Terpene rücken durch ihren potenziellen Einfluss auf den Entourage-Effekt immer stärker in den Fokus.

Fazit

Die Gewinnung von Terpenen ist ein zentraler Baustein für hochwertige und maßgeschneiderte Cannabis-Produkte. Ob klassische Wasserdampfdestillation, moderne CO₂-Extraktion oder analytische Verfahren wie Chromatographie – jede Methode hat ihren Platz in der Industrie und bietet individuelle Vorteile. Für Produzenten eröffnen sich vielfältige Möglichkeiten, um einzigartige Aromaprofile und Wirkungen zu erzielen. Für Konsument*innen bedeutet ein besseres Verständnis der Terpengewinnung mehr Sicherheit, Transparenz und Auswahl bei der Produktwahl.

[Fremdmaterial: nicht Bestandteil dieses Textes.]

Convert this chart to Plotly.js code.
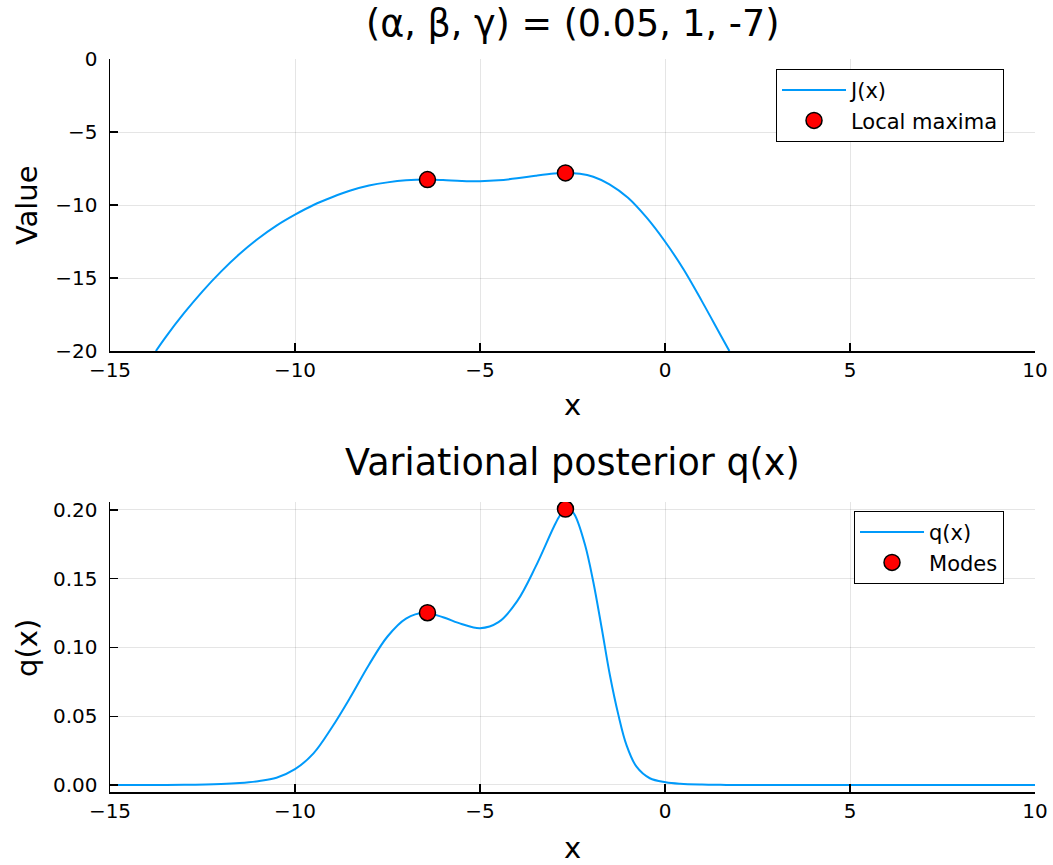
<!DOCTYPE html>
<html>
<head>
<meta charset="utf-8">
<script src="https://cdn.plot.ly/plotly-3.0.1.min.js"></script>
<style>html,body{margin:0;padding:0;background:#fff;}#chart{width:1053px;height:865px;}</style>
</head>
<body>
<div id="chart"></div>
<script>
// J(x) objective curve
const xJ = [-13.76, -13.5, -13, -12.5, -12, -11.5, -11, -10.5, -10, -9.5, -9, -8.5, -8, -7.5, -7, -6.42, -6, -5.5, -5, -4.5, -4, -3.5, -3, -2.7, -2.3, -1.94, -1.5, -1, -0.5, 0, 0.5, 1, 1.5, 1.74];
const yJ = [-20, -19.06, -17.41, -15.91, -14.56, -13.36, -12.31, -11.41, -10.66, -10.0, -9.47, -9.01, -8.67, -8.45, -8.31, -8.26, -8.29, -8.35, -8.37, -8.31, -8.17, -7.99, -7.84, -7.80, -7.86, -8.06, -8.58, -9.5, -10.85, -12.5, -14.4, -16.6, -18.9, -20];
// Local maxima of J
const xMax = [-6.42, -2.69];
const yMax = [-8.26, -7.80];
// Variational posterior q(x)
const xQ = [-15, -14, -13, -12, -11.5, -11, -10.5, -10, -9.5, -9, -8.5, -8, -7.5, -7, -6.5, -6, -5.5, -5, -4.5, -4, -3.5, -3, -2.84, -2.68, -2.5, -2.43, -2.16, -1.94, -1.71, -1.49, -1.26, -1.04, -0.77, -0.41, 0.02, 0.41, 1, 1.5, 2, 4, 6, 8, 10];
const yQ = [0, 0.00003, 0.0002, 0.0008, 0.0015, 0.0028, 0.0053, 0.0115, 0.023, 0.042, 0.064, 0.0875, 0.108, 0.121, 0.1252, 0.122, 0.1171, 0.114, 0.1184, 0.1335, 0.1586, 0.188, 0.196, 0.2007, 0.1985, 0.196, 0.1745, 0.148, 0.114, 0.080, 0.051, 0.029, 0.0133, 0.0049, 0.002, 0.0009, 0.0003, 0.0001, 0, 0, 0, 0, 0];
// Modes of q
const xModes = [-6.42, -2.69];
const yModes = [0.1253, 0.2007];

const xTicks = [-15, -10, -5, 0, 5, 10];
const yTicksTop = [-20, -15, -10, -5, 0];
const yTicksBot = [0, 0.05, 0.10, 0.15, 0.20];

const FONT = 'DejaVu Sans, sans-serif';
const lineCol = '#009afa';

const traces = [
  {x: xJ, y: yJ, type: 'scatter', mode: 'lines', name: 'J(x)', line: {color: lineCol, width: 2, shape: 'spline', smoothing: 1}, xaxis: 'x', yaxis: 'y', legend: 'legend'},
  {x: xMax, y: yMax, type: 'scatter', mode: 'markers', name: 'Local maxima', marker: {color: 'red', size: 16, line: {color: 'black', width: 1.5}}, xaxis: 'x', yaxis: 'y', legend: 'legend'},
  {x: xQ, y: yQ, type: 'scatter', mode: 'lines', name: 'q(x)', line: {color: lineCol, width: 2, shape: 'spline', smoothing: 1}, xaxis: 'x2', yaxis: 'y2', legend: 'legend2'},
  {x: xModes, y: yModes, type: 'scatter', mode: 'markers', name: 'Modes', marker: {color: 'red', size: 16, line: {color: 'black', width: 1.5}}, xaxis: 'x2', yaxis: 'y2', legend: 'legend2'}
];

const axBase = {
  ticks: 'inside', ticklen: 8, tickwidth: 1.3, tickcolor: 'black',
  showline: true, linecolor: 'black', linewidth: 1.5, mirror: false,
  showgrid: true, gridcolor: 'rgba(0,0,0,0.1)', gridwidth: 1, zeroline: false,
  tickfont: {family: FONT, size: 20, color: 'black'}
};

const legFont = {family: FONT, size: 21, color: 'black'};

const layout = {
  width: 1053, height: 865,
  margin: {l: 110, r: 18, t: 59, b: 73},
  paper_bgcolor: 'white', plot_bgcolor: 'white',
  font: {family: FONT, color: 'black'},
  showlegend: true,
  xaxis: Object.assign({}, axBase, {domain: [0, 1], anchor: 'y', range: [-15, 10], tickvals: xTicks}),
  yaxis: Object.assign({}, axBase, {domain: [0.6016, 1], anchor: 'x', range: [-20, 0], tickvals: yTicksTop, ticklabelstandoff: 7}),
  xaxis2: Object.assign({}, axBase, {domain: [0, 1], anchor: 'y2', range: [-15, 10], tickvals: xTicks}),
  yaxis2: Object.assign({}, axBase, {domain: [0, 0.3956], anchor: 'x2', range: [-0.0051, 0.2058], tickvals: yTicksBot, tickformat: '.2f', ticklabelstandoff: 7}),
  legend: {x: 0.9665, y: 0.9864, xanchor: 'right', yanchor: 'top', bgcolor: 'white', bordercolor: 'black', borderwidth: 1, font: legFont, itemwidth: 64, tracegroupgap: 0},
  legend2: {x: 0.9665, y: 0.3834, xanchor: 'right', yanchor: 'top', bgcolor: 'white', bordercolor: 'black', borderwidth: 1, font: legFont, itemwidth: 64, tracegroupgap: 0},
  annotations: [
    {text: '(α, β, γ) = (0.05, 1, -7)', xref: 'paper', yref: 'paper', x: 0.5, y: 1.0805, xanchor: 'center', yanchor: 'top', showarrow: false, font: {family: FONT, size: 36.5, color: 'black'}},
    {text: 'Variational posterior q(x)', xref: 'paper', yref: 'paper', x: 0.5, y: 0.450, xanchor: 'center', yanchor: 'middle', showarrow: false, font: {family: FONT, size: 36.5, color: 'black'}},
    {text: 'x', xref: 'paper', yref: 'paper', x: 0.5, y: 0.528, xanchor: 'center', yanchor: 'middle', showarrow: false, font: {family: FONT, size: 29, color: 'black'}},
    {text: 'x', xref: 'paper', yref: 'paper', x: 0.5, y: -0.0764, xanchor: 'center', yanchor: 'middle', showarrow: false, font: {family: FONT, size: 29, color: 'black'}},
    {text: 'Value', xref: 'paper', yref: 'paper', x: -0.0897, y: 0.8008, xanchor: 'center', yanchor: 'middle', textangle: -90, showarrow: false, font: {family: FONT, size: 29, color: 'black'}},
    {text: 'q(x)', xref: 'paper', yref: 'paper', x: -0.0897, y: 0.1965, xanchor: 'center', yanchor: 'middle', textangle: -90, showarrow: false, font: {family: FONT, size: 29, color: 'black'}}
  ]
};

Plotly.newPlot('chart', traces, layout, {displayModeBar: false, staticPlot: true});
</script>
</body>
</html>
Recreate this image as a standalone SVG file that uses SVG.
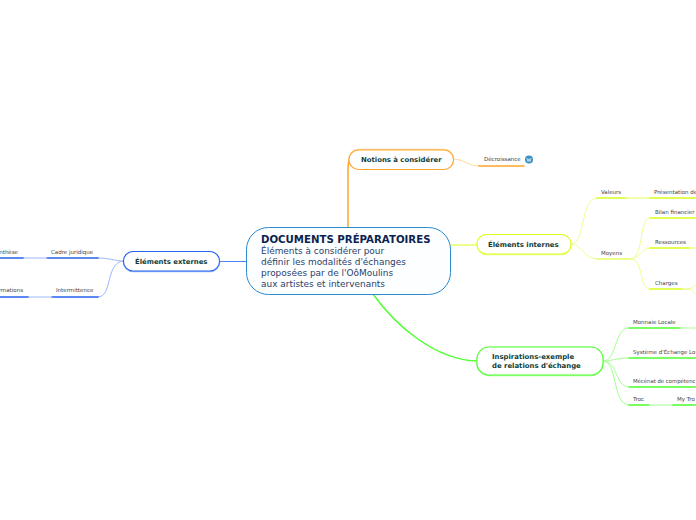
<svg xmlns="http://www.w3.org/2000/svg" width="696" height="520" viewBox="0 0 696 520">
<style>
text{font-family:"DejaVu Sans",Verdana,sans-serif}
.c{fill:none;stroke-linecap:round}
.t{font-size:5.5px;fill:#444}
.m{font-size:6.9px;font-weight:bold;fill:#0f3d3a}
.n{fill:#fff;stroke-width:1.1}
.or{stroke:#ffa52c}.ye{stroke:#d8ff1a}.gr{stroke:#4dff2e}.bl{stroke:#2563f0}
.orl{stroke:#ffd79b}.yel{stroke:#eaff90}.grl{stroke:#a4ff90}.bll{stroke:#9cb8ff}
</style>
<rect width="696" height="520" fill="#fff"/>
<g id="connectors">
<path class="c or" stroke-width="1.5" d="M348 228V170Q348 157 352 155"/>
<path class="c ye" stroke-width="1" d="M450 245H477"/>
<path class="c gr" stroke-width="1.4" d="M373 294C395 325 435 360 477 361"/>
<path class="c bl" stroke-width="0.8" d="M246 261.500H219"/>
<path class="c orl" d="M454 159C466 160 468 166 479 166"/>
<path class="c or" stroke-width="1.6" d="M479 166H524"/>
<path class="c yel" d="M571 244C586 244 580 198 597 198"/>
<path class="c yel" d="M571 244C582 244 584 259 597 259"/>
<path class="c ye" stroke-width="1.6" d="M597 198H626"/>
<path class="c yel" stroke-width="1.3" d="M626 198H650"/>
<path class="c ye" stroke-width="1.6" d="M650 198H696"/>
<path class="c ye" stroke-width="1.2" d="M597 259H630"/>
<path class="c yel" d="M630 259C645 259 638 218 650 218"/>
<path class="c yel" d="M630 259C640 259 642 248 650 248"/>
<path class="c yel" d="M630 259C645 259 638 289 650 289"/>
<path class="c ye" stroke-width="1.6" d="M650 218H696"/>
<path class="c ye" stroke-width="1.6" d="M650 248H690"/>
<path class="c yel" stroke-width="1.3" d="M690 248H696"/>
<path class="c ye" stroke-width="1.6" d="M650 289H682"/>
<path class="c yel" stroke-width="1.3" d="M682 289H690"/>
<path class="c yel" d="M688 289C692 289 693 286 696 285"/>
<path class="c yel" d="M688 289C692 289 693 292 696 294"/>
<path class="c grl" d="M603 361C618 361 613 328 629 328"/>
<path class="c grl" d="M603 361C613 361 616 358 629 358"/>
<path class="c grl" d="M603 361C618 361 615 387 629 387"/>
<path class="c grl" d="M603 361C618 361 612 405 629 405"/>
<path class="c gr" stroke-width="1.6" d="M629 328H680"/>
<path class="c grl" d="M680 328H696"/>
<path class="c gr" stroke-width="1.6" d="M629 358H696"/>
<path class="c gr" stroke-width="1.6" d="M629 387H696"/>
<path class="c gr" stroke-width="1.6" d="M629 405H649"/>
<path class="c grl" d="M649 405H673"/>
<path class="c gr" stroke-width="1.6" d="M673 405H696"/>
<path class="c bll" d="M123 261C115 261 110 258 98 258"/>
<path class="c bll" d="M123 261C105 263 113 297 98 297"/>
<path class="c bl" stroke-width="1.6" d="M47 258H98"/>
<path class="c bll" d="M23 258H47"/>
<path class="c bl" stroke-width="1.6" d="M0 258H23"/>
<path class="c bl" stroke-width="1.6" d="M52 297H98"/>
<path class="c bll" d="M28 297H52"/>
<path class="c bl" stroke-width="1.6" d="M0 297H28"/>
</g>
<g id="central"><rect x="246.500" y="227.500" width="204" height="67" rx="22" fill="#fdfeff" stroke="#2a8ad0" stroke-width="1"/>
<text x="261" y="243" font-size="10.2" font-weight="bold" fill="#0b2350">DOCUMENTS PRÉPARATOIRES</text>
<text font-size="8.95" fill="#2b3f6b"><tspan x="261" y="254">Éléments à considérer pour</tspan><tspan x="261" y="265">définir les modalités d'échanges</tspan><tspan x="261" y="276">proposées par de l'OôMoulins</tspan><tspan x="261" y="287">aux artistes et intervenants</tspan></text></g>
<g id="notions"><rect x="349" y="149.500" width="104.500" height="19.500" rx="9.500" fill="none" stroke="#ffd79b" stroke-width="1.500"/><rect class="n" x="349" y="150" width="104.500" height="19.500" rx="9.500" stroke="#ffa52c"/><text class="m" x="361" y="162">Notions à considérer</text></g>
<g id="internes"><rect x="477" y="235" width="94" height="19.500" rx="9.500" fill="none" stroke="#eaff90" stroke-width="1.500"/><rect class="n" x="477" y="234.500" width="94" height="19.500" rx="9.500" stroke="#d8ff1a"/><text class="m" x="488" y="247">Éléments internes</text></g>
<g id="inspirations"><rect x="477" y="347.500" width="126" height="28" rx="12" fill="none" stroke="#a4ff90" stroke-width="1.500"/><rect class="n" x="477" y="347" width="126" height="28" rx="12" stroke="#4dff2e"/><text class="m"><tspan x="492" y="359">Inspirations-exemple</tspan><tspan x="492" y="368">de relations d'échange</tspan></text></g>
<g id="externes"><rect x="123.500" y="252" width="96" height="19.500" rx="9.500" fill="none" stroke="#9cb8ff" stroke-width="1.500"/><rect class="n" x="123.500" y="251.500" width="96" height="19.500" rx="9.500" stroke="#2563f0"/><text class="m" x="135" y="264">Éléments externes</text></g>
<g id="decroissance"><text class="t" x="484" y="161">Décroissance</text></g>
<g id="wp"><circle cx="529" cy="159.500" r="4" fill="#3a8fc4"/><path d="M526.800 157.800L528 161.500L529 158.800L530 161.500L531.200 157.800" fill="none" stroke="#dff0fa" stroke-width="0.800"/></g>
<g id="leaves">
<text class="t" x="601" y="194">Valeurs</text>
<text class="t" x="654" y="194">Présentation de</text>
<text class="t" x="655" y="214">Bilan financier</text>
<text class="t" x="655" y="244">Ressources</text>
<text class="t" x="655" y="285">Charges</text>
<text class="t" x="601" y="255">Moyens</text>
<text class="t" x="633" y="324">Monnaie Locale</text>
<text class="t" x="633" y="354">Système d'Échange Lo</text>
<text class="t" x="633" y="383" textLength="62.500" lengthAdjust="spacingAndGlyphs">Mécénat de compétenc</text>
<text class="t" x="633" y="401">Troc</text>
<text class="t" x="677" y="401">My Tro</text>
<text class="t" x="51" y="254">Cadre juridique</text>
<text class="t" x="56" y="292">Intermittence</text>
<text class="t" x="18" y="254" text-anchor="end">nthèse</text>
<text class="t" x="23" y="292" text-anchor="end">rmations</text>
</g>
</svg>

Die Dynamik in der Cannabis-Industrie wird auch in Zukunft neue Technologien hervorbringen, die die Extraktion und Charakterisierung von Terpenen weiter verfeinern. Wer stets auf dem neuesten Stand bleibt, kann von dieser Entwicklung – sei es als Hersteller oder Konsument*in – nachhaltig profitieren.